In response, Beijing rounded on his comments Thursday, which it said revealed "arrogance and fear."

"This deliberate distortion of the facts and slandering of China's domestic and foreign policies fully exposes the deep political bias and anti-communist mindset of a small number of U.S. politicians," said foreign ministry spokesman Geng Shuang.

"Pompeo's speech viciously attacked the Chinese Communist Party and the Chinese government," Geng added.

In his talk at the conservative Hudson Institute in New York, Pompeo highlighted China's clampdown on Hong Kong protests and incarceration of Uighur Muslims, and said Beijing was seeking international domination.

Rights groups say more than 1 million Uighurs and other mostly Muslim ethnic minorities have been rounded up in internment camps in Xinjiang.

After initially denying their existence, Beijing now defends the camps as "vocational education centers" that counter religious extremism and terrorism.

"The Chinese Communist Party is offering its people and the world an entirely different model of governance — it's one in which a Leninist party rules and everyone must think and act according to the will of the Communist elites," Pompeo said.

"That's not a future that I want ... and it's not a future that the freedom-loving people of China" want, he said.

At a dinner attended by Henry Kissinger, the apostle of realpolitik, who negotiated the United States’ normalization of ties with Beijing, Pompeo said Washington had long been too easy on China in hopes that it would transform.

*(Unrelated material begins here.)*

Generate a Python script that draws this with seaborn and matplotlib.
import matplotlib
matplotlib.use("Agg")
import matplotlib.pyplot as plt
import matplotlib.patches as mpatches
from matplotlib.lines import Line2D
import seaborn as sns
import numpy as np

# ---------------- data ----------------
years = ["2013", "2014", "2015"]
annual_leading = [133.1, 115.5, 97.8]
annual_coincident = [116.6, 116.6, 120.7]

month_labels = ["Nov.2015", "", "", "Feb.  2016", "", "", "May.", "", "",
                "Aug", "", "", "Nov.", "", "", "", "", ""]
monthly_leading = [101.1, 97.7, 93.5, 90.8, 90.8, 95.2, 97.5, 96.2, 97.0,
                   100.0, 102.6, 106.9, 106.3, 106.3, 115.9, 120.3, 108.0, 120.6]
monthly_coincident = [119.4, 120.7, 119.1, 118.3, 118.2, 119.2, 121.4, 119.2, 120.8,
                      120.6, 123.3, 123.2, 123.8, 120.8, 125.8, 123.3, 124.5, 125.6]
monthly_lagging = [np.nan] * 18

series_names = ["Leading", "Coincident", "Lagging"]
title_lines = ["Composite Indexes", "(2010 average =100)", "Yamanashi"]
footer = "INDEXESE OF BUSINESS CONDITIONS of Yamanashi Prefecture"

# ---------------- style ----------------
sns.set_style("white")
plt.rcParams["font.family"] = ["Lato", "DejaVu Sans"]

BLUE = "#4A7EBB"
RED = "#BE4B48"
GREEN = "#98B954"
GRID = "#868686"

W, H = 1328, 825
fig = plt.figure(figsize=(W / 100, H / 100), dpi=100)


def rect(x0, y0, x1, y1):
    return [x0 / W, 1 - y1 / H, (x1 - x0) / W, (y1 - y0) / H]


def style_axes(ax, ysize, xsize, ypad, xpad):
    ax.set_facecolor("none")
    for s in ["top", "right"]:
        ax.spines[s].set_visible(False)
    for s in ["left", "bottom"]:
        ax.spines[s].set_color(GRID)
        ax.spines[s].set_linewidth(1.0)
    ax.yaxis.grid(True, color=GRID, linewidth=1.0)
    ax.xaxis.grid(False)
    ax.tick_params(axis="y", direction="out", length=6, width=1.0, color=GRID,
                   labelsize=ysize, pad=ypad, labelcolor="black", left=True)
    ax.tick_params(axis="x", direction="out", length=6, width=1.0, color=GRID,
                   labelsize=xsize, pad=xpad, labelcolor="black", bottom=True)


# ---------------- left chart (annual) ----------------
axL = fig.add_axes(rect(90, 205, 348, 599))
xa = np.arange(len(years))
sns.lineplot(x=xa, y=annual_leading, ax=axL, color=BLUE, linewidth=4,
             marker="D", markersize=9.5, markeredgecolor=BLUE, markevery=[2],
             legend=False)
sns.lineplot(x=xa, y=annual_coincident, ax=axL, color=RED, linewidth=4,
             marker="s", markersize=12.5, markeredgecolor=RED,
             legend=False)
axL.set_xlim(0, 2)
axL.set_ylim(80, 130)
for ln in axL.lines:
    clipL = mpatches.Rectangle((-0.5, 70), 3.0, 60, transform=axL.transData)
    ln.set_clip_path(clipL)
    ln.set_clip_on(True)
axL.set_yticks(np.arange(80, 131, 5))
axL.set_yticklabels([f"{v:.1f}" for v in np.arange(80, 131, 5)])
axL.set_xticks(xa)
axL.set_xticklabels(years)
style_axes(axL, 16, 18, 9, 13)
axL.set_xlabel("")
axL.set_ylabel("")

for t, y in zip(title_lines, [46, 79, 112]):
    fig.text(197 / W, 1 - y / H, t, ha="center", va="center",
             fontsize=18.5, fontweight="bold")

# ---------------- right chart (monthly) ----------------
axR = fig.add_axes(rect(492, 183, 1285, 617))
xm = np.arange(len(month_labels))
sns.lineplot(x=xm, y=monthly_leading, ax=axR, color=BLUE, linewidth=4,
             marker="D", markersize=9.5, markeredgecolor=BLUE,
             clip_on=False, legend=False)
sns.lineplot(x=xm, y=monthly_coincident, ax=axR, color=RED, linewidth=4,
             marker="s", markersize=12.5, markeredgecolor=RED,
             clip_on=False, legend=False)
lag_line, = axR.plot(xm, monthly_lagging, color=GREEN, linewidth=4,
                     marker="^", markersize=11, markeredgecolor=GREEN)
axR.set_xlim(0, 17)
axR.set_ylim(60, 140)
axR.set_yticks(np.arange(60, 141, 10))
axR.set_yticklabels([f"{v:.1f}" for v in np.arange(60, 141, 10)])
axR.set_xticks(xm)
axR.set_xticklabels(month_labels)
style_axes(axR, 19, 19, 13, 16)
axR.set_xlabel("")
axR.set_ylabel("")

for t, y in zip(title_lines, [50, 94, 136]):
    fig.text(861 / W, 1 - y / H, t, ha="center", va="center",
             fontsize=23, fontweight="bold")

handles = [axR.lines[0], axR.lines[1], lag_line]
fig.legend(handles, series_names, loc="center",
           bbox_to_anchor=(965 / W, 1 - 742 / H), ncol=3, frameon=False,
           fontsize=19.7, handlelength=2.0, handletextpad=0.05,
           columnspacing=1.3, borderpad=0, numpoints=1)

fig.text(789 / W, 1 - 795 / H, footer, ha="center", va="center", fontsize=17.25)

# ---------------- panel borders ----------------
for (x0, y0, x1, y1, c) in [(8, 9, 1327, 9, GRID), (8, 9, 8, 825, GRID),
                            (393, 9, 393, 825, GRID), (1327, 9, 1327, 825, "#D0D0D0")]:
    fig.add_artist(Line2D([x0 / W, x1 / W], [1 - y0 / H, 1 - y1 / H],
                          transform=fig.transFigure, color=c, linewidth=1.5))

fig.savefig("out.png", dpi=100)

"Today we're finally realizing the degree to which the Chinese Communist Party is truly hostile to the United States and our values," Pompeo said.

Pompeo nonetheless said that the United States did not seek confrontation, but wanted to encourage a more "liberalized" China.

His remarks come amid a simmering trade war between the two countries, which has left economists worried about global economic growth.